IPOs traditionally require large amounts of time, people, and money. All of which may be in short supply in a downturn. But if your company needs more capital or liquidity that’s usually provided by an IPO, M&As may be a better option. 

Selling usually comes with less regulatory complexities and can be completed in a short time frame. But there will be plenty of due diligence to complete, so accounting teams won’t be completely off the hook. 

How Accountants Are Vital for a Company’s Survival in a Recession

Accountants are superheroes. Not particularly flashy ones, but capable of providing an incredible amount of critical information. Who else wants to study piles of documents, chase coworkers for receipts and purchase order approvals, spend hours reviewing thousands of transactions on a bank statement, and prepare countless tax forms?

Don’t underestimate your accounting team’s skills when a recession hits. Often, they will be the most valuable asset in alerting you before things go awry.

Budget Preparation and Monitoring

Accountants are keepers of the budget. And they enjoy keeping tabs on it. All accountants love looking at the “budget vs. actual” report each month and digging into any significant variances.

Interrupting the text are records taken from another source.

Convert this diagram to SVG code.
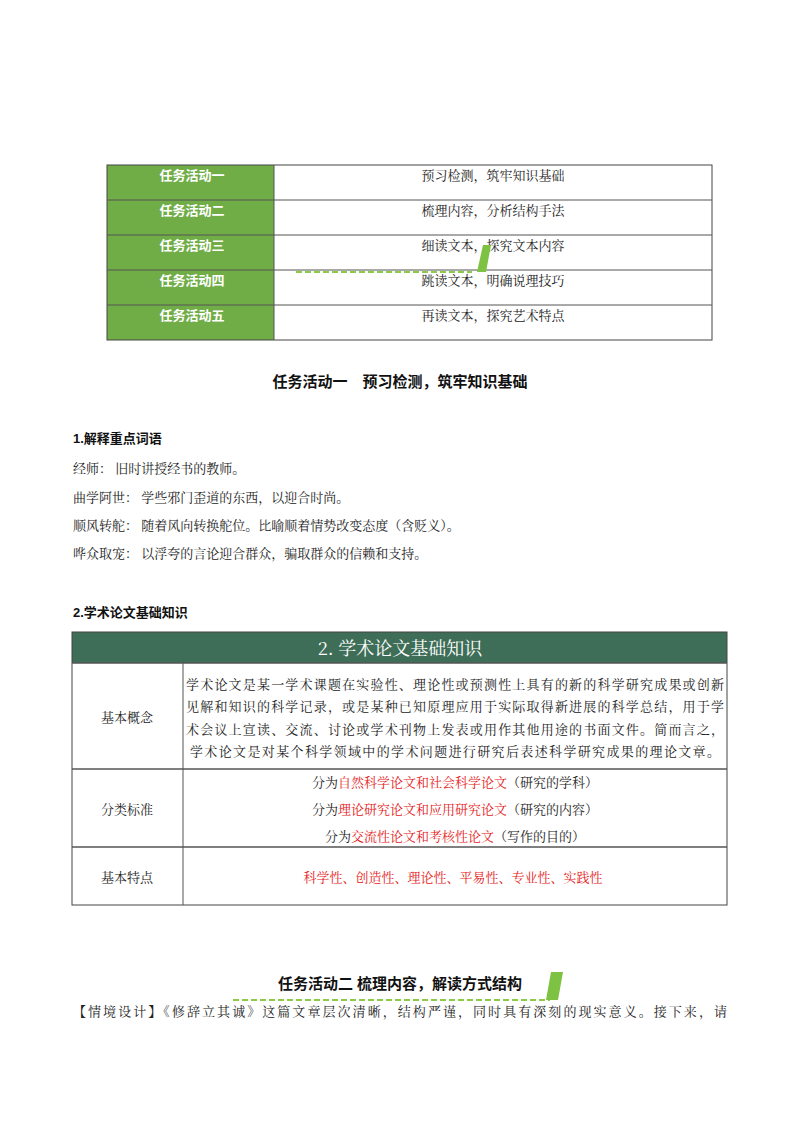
<svg xmlns="http://www.w3.org/2000/svg" width="800" height="1132" viewBox="0 0 800 1132">
<style>
.s{font-family:"Noto Serif CJK SC","Noto Sans CJK SC",serif;font-size:13px;fill:#222}
.b{font-family:"Liberation Sans","Noto Sans CJK SC",sans-serif;font-weight:bold;fill:#111}
.w{font-family:"Liberation Sans","Noto Sans CJK SC",sans-serif;font-weight:bold;font-size:13px;fill:#fff}
.r{fill:#e52222}
.ln{stroke:#555;stroke-width:1}
</style>
<rect width="800" height="1132" fill="#fff"/>
<g id="table1">
<rect x="107" y="165" width="167" height="175" fill="#70AD47"/>
<rect x="107" y="165" width="605" height="175" fill="none" stroke="#444"/>
<g class="ln"><line x1="107" y1="200" x2="712" y2="200"/><line x1="107" y1="235" x2="712" y2="235"/><line x1="107" y1="270" x2="712" y2="270"/><line x1="107" y1="305" x2="712" y2="305"/><line x1="274" y1="165" x2="274" y2="340"/></g>
<text class="w" x="192" y="180" text-anchor="middle">任务活动一</text>
<text class="w" x="192" y="215" text-anchor="middle">任务活动二</text>
<text class="w" x="192" y="250" text-anchor="middle">任务活动三</text>
<text class="w" x="192" y="285" text-anchor="middle">任务活动四</text>
<text class="w" x="192" y="320" text-anchor="middle">任务活动五</text>
<text class="s" x="493" y="180" text-anchor="middle">预习检测，筑牢知识基础</text>
<text class="s" x="493" y="215" text-anchor="middle">梳理内容，分析结构手法</text>
<text class="s" x="493" y="250" text-anchor="middle">细读文本，探究文本内容</text>
<text class="s" x="493" y="285" text-anchor="middle">跳读文本，明确说理技巧</text>
<text class="s" x="493" y="320" text-anchor="middle">再读文本，探究艺术特点</text>
<line x1="296" y1="272" x2="472" y2="272" stroke="#8CCB4A" stroke-width="2" stroke-dasharray="6,3"/>
<polygon points="477,272 483,245 491,245 486,272" fill="#7DC242"/>
</g>
<text class="b" x="400" y="387" text-anchor="middle" font-size="15">任务活动一　预习检测，筑牢知识基础</text>
<text class="b" x="73" y="443" font-size="13">1.解释重点词语</text>
<text class="s" x="73" y="473">经师： 旧时讲授经书的教师。</text>
<text class="s" x="73" y="502">曲学阿世： 学些邪门歪道的东西，以迎合时尚。</text>
<text class="s" x="73" y="530">顺风转舵： 随着风向转换舵位。比喻顺着情势改变态度（含贬义）。</text>
<text class="s" x="73" y="558">哗众取宠： 以浮夸的言论迎合群众，骗取群众的信赖和支持。</text>
<text class="b" x="73" y="617" font-size="13">2.学术论文基础知识</text>
<g id="table2">
<rect x="72" y="632" width="655" height="31" fill="#3E6E57"/>
<text x="400" y="655" text-anchor="middle" font-family="Noto Serif CJK SC,Noto Sans CJK SC,serif" font-size="18" fill="#fff">2. 学术论文基础知识</text>
<rect x="72" y="632" width="655" height="273" fill="none" stroke="#444"/>
<g class="ln"><line x1="72" y1="663" x2="727" y2="663" stroke-width="1.5"/><line x1="72" y1="769" x2="727" y2="769" stroke-width="1.5"/><line x1="72" y1="847" x2="727" y2="847" stroke-width="1.5"/><line x1="183" y1="663" x2="183" y2="905"/></g>
<text class="s" x="127" y="722" text-anchor="middle" font-size="15">基本概念</text>
<text class="s" x="127" y="814" text-anchor="middle" font-size="15">分类标准</text>
<text class="s" x="127" y="882" text-anchor="middle" font-size="15">基本特点</text>
<text class="s" x="186" y="689" textLength="538">学术论文是某一学术课题在实验性、理论性或预测性上具有的新的科学研究成果或创新</text>
<text class="s" x="186" y="711" textLength="538">见解和知识的科学记录，或是某种已知原理应用于实际取得新进展的科学总结，用于学</text>
<text class="s" x="186" y="734" textLength="538">术会议上宣读、交流、讨论或学术刊物上发表或用作其他用途的书面文件。简而言之，</text>
<text class="s" x="190" y="756" textLength="530">学术论文是对某个科学领域中的学术问题进行研究后表述科学研究成果的理论文章。</text>
<text class="s" x="455" y="787" text-anchor="middle">分为<tspan class="r">自然科学论文和社会科学论文</tspan>（研究的学科）</text>
<text class="s" x="455" y="814" text-anchor="middle">分为<tspan class="r">理论研究论文和应用研究论文</tspan>（研究的内容）</text>
<text class="s" x="455" y="841" text-anchor="middle">分为<tspan class="r">交流性论文和考核性论文</tspan>（写作的目的）</text>
<text class="s r" x="453" y="882" text-anchor="middle">科学性、创造性、理论性、平易性、专业性、实践性</text>
</g>
<text class="b" x="400" y="989" text-anchor="middle" font-size="15">任务活动二 梳理内容，解读方式结构</text>
<line x1="233" y1="1000" x2="550" y2="1000" stroke="#8CCB4A" stroke-width="2" stroke-dasharray="6,3"/>
<polygon points="546,1000 551,972 563,972 558,1000" fill="#7DC242"/>
<text class="s" x="73" y="1016" textLength="654">【情境设计】《修辞立其诚》这篇文章层次清晰，结构严谨，同时具有深刻的现实意义。接下来，请</text>
</svg>
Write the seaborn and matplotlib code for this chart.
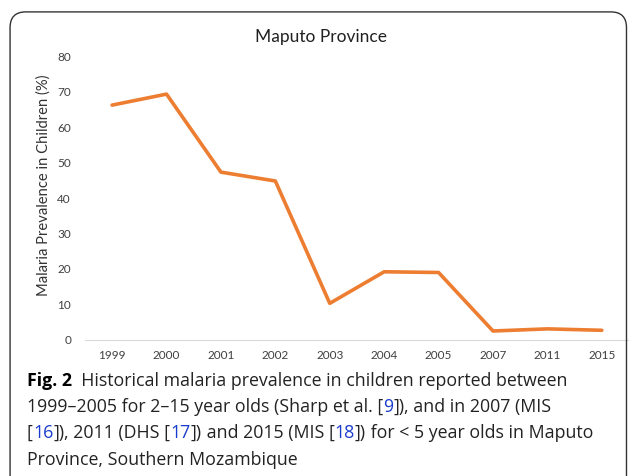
import matplotlib.pyplot as plt
import seaborn as sns
import pandas as pd
from matplotlib.patches import FancyBboxPatch

# Data
years = ['1999', '2000', '2001', '2002', '2003', '2004', '2005', '2007', '2011', '2015']
prevalence = [66.2, 69.3, 47.3, 44.8, 10.3, 19.2, 19.0, 2.5, 3.1, 2.7]
y_ticks = [0, 10, 20, 30, 40, 50, 60, 70, 80]

df = pd.DataFrame({'year': years, 'value': prevalence})

sns.set_style('white')
plt.rcParams['font.family'] = ['Lato', 'DejaVu Sans']

fig = plt.figure(figsize=(6.29, 4.76), dpi=100)
ax = fig.add_axes([0.135, 0.286, 0.865, 0.596])

sns.lineplot(data=df, x='year', y='value', sort=False, color='#ED7D31', linewidth=2.6, ax=ax)

ax.set_ylim(0, 80)
ax.set_yticks(y_ticks)
ax.set_xlim(-0.5, len(years) - 0.5)
ax.tick_params(axis='both', labelsize=8.5, colors='#404040', length=0)
ax.tick_params(axis='x', pad=7)
ax.tick_params(axis='y', pad=10)
for s in ['top', 'right', 'left']:
    ax.spines[s].set_visible(False)
ax.spines['bottom'].set_color('#d9d9d9')
ax.set_xlabel('')
ax.set_ylabel('Malaria Prevalence in Children (%)', fontsize=10.6, color='#333333')
ax.yaxis.set_label_coords(-0.062, 0.546)
fig.text(0.511, 0.922, 'Maputo Province', ha='center', va='center', fontsize=12.5, color='#202020')

# rounded panel frame
frame = FancyBboxPatch((0.016, -0.05), 0.98, 1.025, boxstyle='round,pad=0,rounding_size=0.025',
                       transform=fig.transFigure, fill=False, edgecolor='#333333', linewidth=1.0,
                       mutation_aspect=629 / 476)
fig.patches.append(frame)

# caption, written in pieces so the reference numbers can be blue
cap_font = ['Open Sans', 'DejaVu Sans']
cap_size = 12.8
blue = '#1a3ccc'
lines = [
    [('Fig. 2', 'black', 'bold'), ('  Historical malaria prevalence in children reported between', '#222222', 'normal')],
    [('1999\u20132005 for 2\u201315 year olds (Sharp et al. [', '#222222', 'normal'), ('9', blue, 'normal'),
     ('])', '#222222', 'normal'), (', and in 2007 (MIS', '#222222', 'normal')],
    [('[', '#222222', 'normal'), ('16', blue, 'normal'), ('])', '#222222', 'normal'),
     (', 2011 (DHS [', '#222222', 'normal'), ('17', blue, 'normal'), ('])', '#222222', 'normal'),
     (' and 2015 (MIS [', '#222222', 'normal'), ('18', blue, 'normal'),
     ('])', '#222222', 'normal'), (' for < 5 year olds in Maputo', '#222222', 'normal')],
    [('Province, Southern Mozambique', '#222222', 'normal')],
]
baselines = [386, 412, 438, 465]
for parts, yb in zip(lines, baselines):
    prev = None
    for txt, col, wt in parts:
        if prev is None:
            prev = fig.text(27 / 629, 1 - yb / 476, txt, ha='left', va='baseline', fontsize=cap_size,
                            color=col, fontweight=wt, family=cap_font)
        else:
            prev = ax.annotate(txt, xy=(1, 0), xycoords=prev, ha='left', va='bottom', fontsize=cap_size,
                               color=col, fontweight=wt, family=cap_font, annotation_clip=False)

fig.savefig('out.png', dpi=100)
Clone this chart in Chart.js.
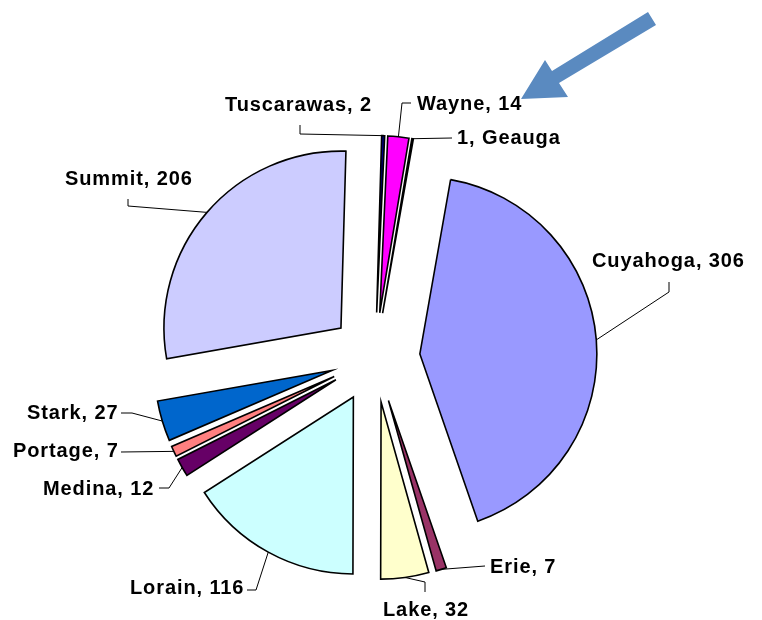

Teams will need to update budgets continuously as economic conditions change. And adhering to budgets will be critical to enduring a downturn. The accounting department will be essential for helping other groups stick to theirs by scrutinizing and explaining results.

Cash flow management is essential during a recession. Accountants can explore longer payment terms or expand credit limits with crucial vendors.

Data Analysis

You can’t afford to make decisions with bad data. And the last few years have taught us that having good data fast can be the difference between business success or failure.

While new software implementation may not be in the immediate budget, be sure you’re getting the most out of what you have. And ensure you’re not paying for subscriptions or licenses that don’t provide healthy ROIs.

Allow your finance team to automate routine tasks. Monthly bank reconciliations, recurring journal entries, and report preparation can be set on auto-pilot with the right technology – freeing up your team to provide strategic financial insights that can be used to make decisions about the future.